Born 1946, Monchegorsk, Russia
Lives and works in New York City

I want to use the least to express the most,” states Alexander Kaletski. 
Whether in his economical painted line applied on canvas surface or in the use of found materials in his renowned cardboard collages, Kaletski works with a fluent freedom that belies the rich layers of meaning in his art.

Kaletski learned early that the imagination was a unique kingdom that could not be conquered by bureaucracy and knew to avoid the strictly controlled environment of socialist-realist art schools. Instead, he pursued the more free-wheeling world of the theater while visual art became his private underground practice. Alexander studied acting in Moscow from 1965 to 1969 and went on to a highly successful career on stage, television, and film productions. At the same time he held underground art exhibitions and performed songs of protest. In 1975, fleeing political prosecution and the threat of arrest by the KGB, Alexander Kaletski left the USSR. He went first to Vienna for a week, then to Rome for a month, and finally New York where he initially lived in a welfare hotel, then a room in Queens and finally an East Side studio he still uses today.

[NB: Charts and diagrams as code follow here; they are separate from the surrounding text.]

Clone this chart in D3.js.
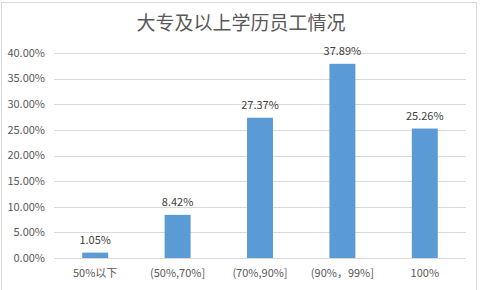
<!DOCTYPE html>
<html>
<head>
<meta charset="utf-8">
<script src="https://cdn.jsdelivr.net/npm/d3@7"></script>
<style>
  body { margin: 0; background: #fff; }
  text { font-family: "Microsoft YaHei", "Noto Sans CJK SC", sans-serif; }
</style>
</head>
<body>
<svg id="chart" width="485" height="290"></svg>
<script>
const categories = ['50%以下', '(50%,70%]', '(70%,90%]', '(90%，99%]', '100%']
const values = [1.05, 8.42, 27.37, 37.89, 25.26]
const yTicks = [0, 5, 10, 15, 20, 25, 30, 35, 40]
const title = '大专及以上学历员工情况'

const svg = d3.select('#chart')
const margin = {top: 53, right: 19, bottom: 32, left: 54}
const innerW = 485 - margin.left - margin.right
const innerH = 290 - margin.top - margin.bottom

// chart border
svg.append('rect')
  .attr('x', 1.5).attr('y', 2.5)
  .attr('width', 475).attr('height', 290)
  .attr('fill', 'none').attr('stroke', '#d9d9d9')

svg.append('text')
  .attr('x', 241).attr('y', 30)
  .attr('text-anchor', 'middle')
  .attr('font-size', 19)
  .attr('fill', '#595959')
  .text(title)

const g = svg.append('g').attr('transform', `translate(${margin.left},${margin.top})`)

const x = d3.scaleBand().domain(categories).range([0, innerW])
  .paddingInner(0.685).paddingOuter(0.3425)
const y = d3.scaleLinear().domain([0, 40]).range([innerH, 0])

// gridlines
g.selectAll('line.grid').data(yTicks).join('line')
  .attr('class', 'grid')
  .attr('x1', 0).attr('x2', innerW)
  .attr('y1', d => Math.round(y(d)) + 0.5).attr('y2', d => Math.round(y(d)) + 0.5)
  .attr('stroke', '#d9d9d9')

// y labels
g.selectAll('text.ytick').data(yTicks).join('text')
  .attr('class', 'ytick')
  .attr('x', -9).attr('y', d => y(d))
  .attr('dy', '0.35em')
  .attr('text-anchor', 'end')
  .attr('font-size', 11)
  .attr('fill', '#595959')
  .text(d => d.toFixed(2) + '%')

// bars
g.selectAll('rect.bar').data(values).join('rect')
  .attr('class', 'bar')
  .attr('x', (d, i) => x(categories[i]))
  .attr('y', d => y(d))
  .attr('width', x.bandwidth())
  .attr('height', d => innerH - y(d))
  .attr('fill', '#5b9bd5')

// data labels
g.selectAll('text.val').data(values).join('text')
  .attr('class', 'val')
  .attr('x', (d, i) => x(categories[i]) + x.bandwidth() / 2)
  .attr('y', d => y(d) - 9)
  .attr('text-anchor', 'middle')
  .attr('font-size', 11)
  .attr('fill', '#404040')
  .text(d => d.toFixed(2) + '%')

// category labels
g.selectAll('text.xtick').data(categories).join('text')
  .attr('class', 'xtick')
  .attr('x', d => x(d) + x.bandwidth() / 2)
  .attr('y', innerH + 15)
  .attr('dy', '0.35em')
  .attr('text-anchor', 'middle')
  .attr('font-size', 11)
  .attr('fill', '#595959')
  .text(d => d)
</script>
</body>
</html>
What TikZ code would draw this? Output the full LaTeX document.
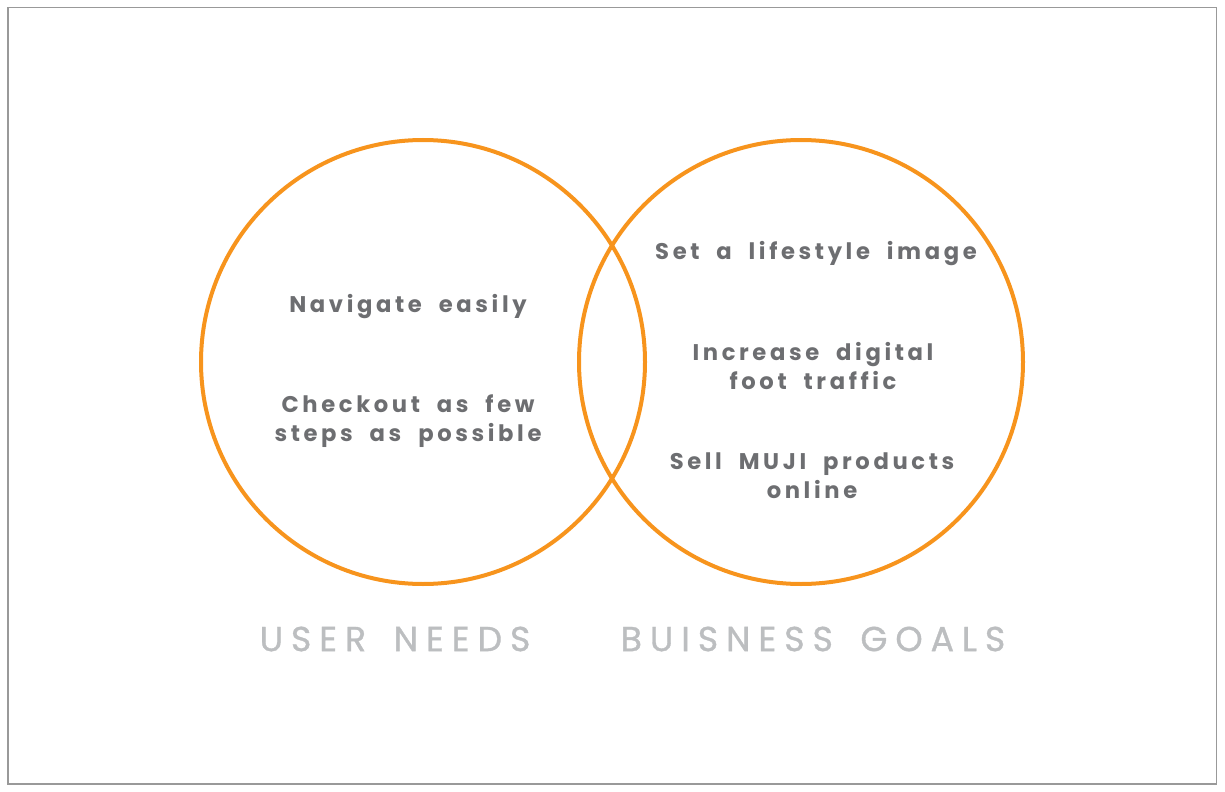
\documentclass[tikz,border=0pt]{standalone}
\usepackage{fontspec}
\setmainfont{Poppins}
\newfontfamily\bodyfont[LetterSpace=16,WordSpace=2]{Poppins}
\newfontfamily\labelfont[LetterSpace=23,WordSpace=1.6,FakeBold=1]{Poppins}
\definecolor{vorange}{HTML}{F7941D}
\definecolor{vtext}{HTML}{6D6E71}
\definecolor{vlabel}{HTML}{BCBEC0}
\definecolor{vframe}{HTML}{999999}
\begin{document}
\begin{tikzpicture}[x=0.75pt,y=-0.75pt,
  ring/.style={draw=vorange,line width=3pt,circle,minimum size=333pt,inner sep=0pt},
  item/.style={text=vtext,font=\bodyfont\bfseries\fontsize{17}{21.75}\selectfont,align=center,inner sep=0pt},
  caption/.style={text=vlabel,font=\labelfont\fontsize{26}{30}\selectfont,inner sep=0pt}]
\useasboundingbox (0,0) rectangle (1225,792);
\draw[vframe,line width=1pt] (8,7.5) rectangle (1216.5,784) ;
\node[ring] (left) at (423,362) {};
\node[ring] (right) at (801,362) {};
\node[item] (nav) at (408,307) {Navigate easily};
\node[item] (check) at (408,421) {Checkout as few\\steps as possible};
\node[item] (set) at (816,254) {Set a lifestyle image};
\node[item] (inc) at (813,366) {Increase digital\\foot traffic};
\node[item] (sell) at (812,476) {Sell MUJI products\\online};
\node[caption] (user) at (395,639) {USER NEEDS};
\node[caption] (biz) at (813,639) {BUISNESS GOALS};
\end{tikzpicture}
\end{document}
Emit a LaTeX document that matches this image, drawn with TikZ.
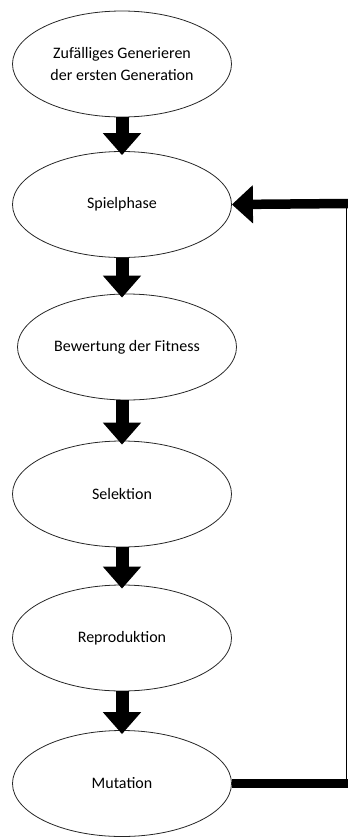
\documentclass[tikz,border=0pt]{standalone}
\usepackage{fontspec}
\setmainfont{Carlito}
\usetikzlibrary{shapes.geometric,arrows.meta}
\begin{document}
\begin{tikzpicture}[x=1pt,y=-1pt,
  phase/.style={draw=black!85, line width=0.8pt, ellipse, minimum width=219pt, minimum height=106pt, inner sep=0pt, align=center, font=\fontsize{16}{22}\selectfont},
  flow/.style={line width=13pt, -{Triangle[width=37pt,length=22pt]}, shorten >=-4pt},
  backline/.style={line width=9.5pt},
  thinline/.style={line width=1pt}]
\useasboundingbox (0,0) rectangle (348,838);
\node[phase] (e1) at (122,64) {Zufälliges Generieren\\der ersten Generation};
\node[phase] (e2) at (122,204.5) {Spielphase};
\node[phase] (e3) at (127,347) {Bewertung der Fitness};
\node[phase] (e4) at (122,494) {Selektion};
\node[phase] (e5) at (122,638) {Reproduktion};
\node[phase] (e6) at (122,783.5) {Mutation};
\draw[flow] (e1.south) -- (e2.north);
\draw[flow] (e2.south) -- (e2.south |- e3.north);
\draw[flow] (e4.north |- e3.south) -- (e4.north);
\draw[flow] (e4.south) -- (e5.north);
\draw[flow] (e5.south) -- (e6.north);
\coordinate (b1) at (348,783.5);
\coordinate (b2) at (348,203.5);
\coordinate (v1) at (346,783.5);
\coordinate (v2) at (346,203.5);
\draw[backline] (e6.east) -- (b1);
\draw[thinline] (v1) -- (v2);
\draw[backline, -{Triangle[width=37pt,length=21pt]}] (b2) -- (e2.east);
\end{tikzpicture}
\end{document}
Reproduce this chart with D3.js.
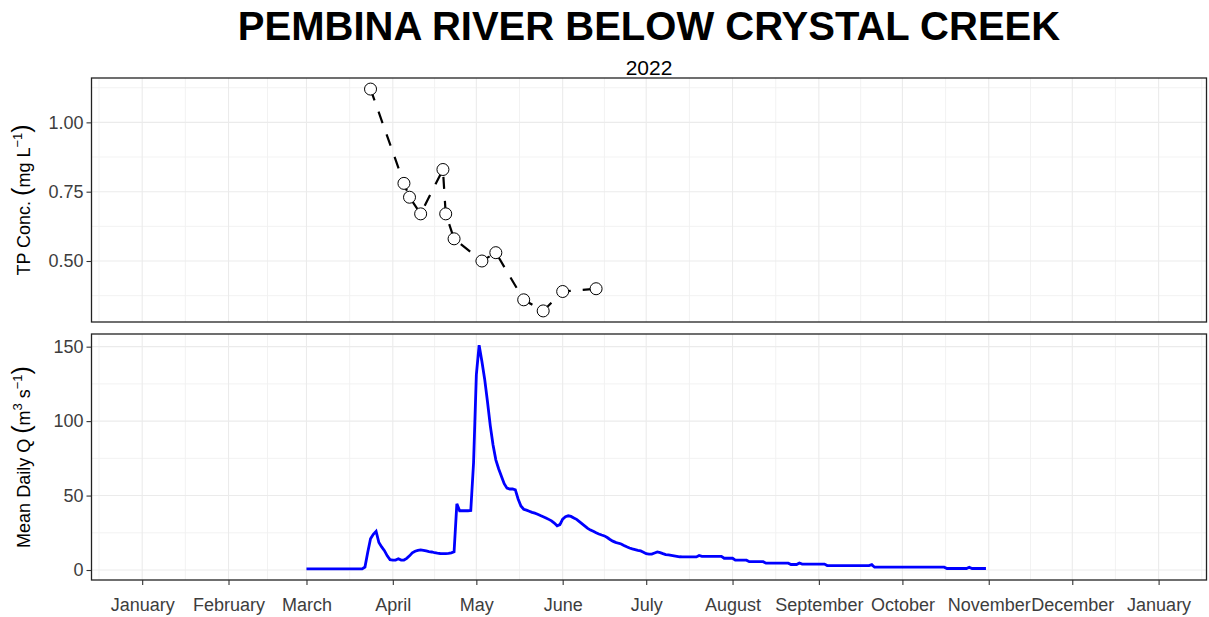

The first years in America as an artist without money to buy paint or canvas, Alexander was drawn by his natural talent for improvisation to the thousands of cardboard boxes that litter the streets of the Big Apple. Kaletski became enthralled with the high quality of disposable packing materials in the USA. For the artist, those boxes provided unique, if unusual, components for the creative process. Beginning with commercial cardboard packaging he collaged the material adding line and color.

ALEXANDER KALETSKI (b. 1946, Russia), immigrated to the United States in 1975. He lives and works in New York City. The artist has exhibited widely in shows internationally including New York, Mexico, China, Japan, Austria, Belarus and France. His works are included in the permanent collections of the Voorlinden Museum in the Netherlands, AMMA Foundation, the Claryville Art Center in New York, the Museum of Contemporary Art in Belarus, the Meeschaert Collection in France and the Lynda and Stewart Resnick Collection in California. His work has been reviewed in Architectural Digest, Associated Press, Modern Painters, Vanity Fair and National Review among other publications. Kaletski is the author of the autobiographical novel "Metro: A Novel of Moscow Underground,” an international bestseller that has been translated into fifteen languages.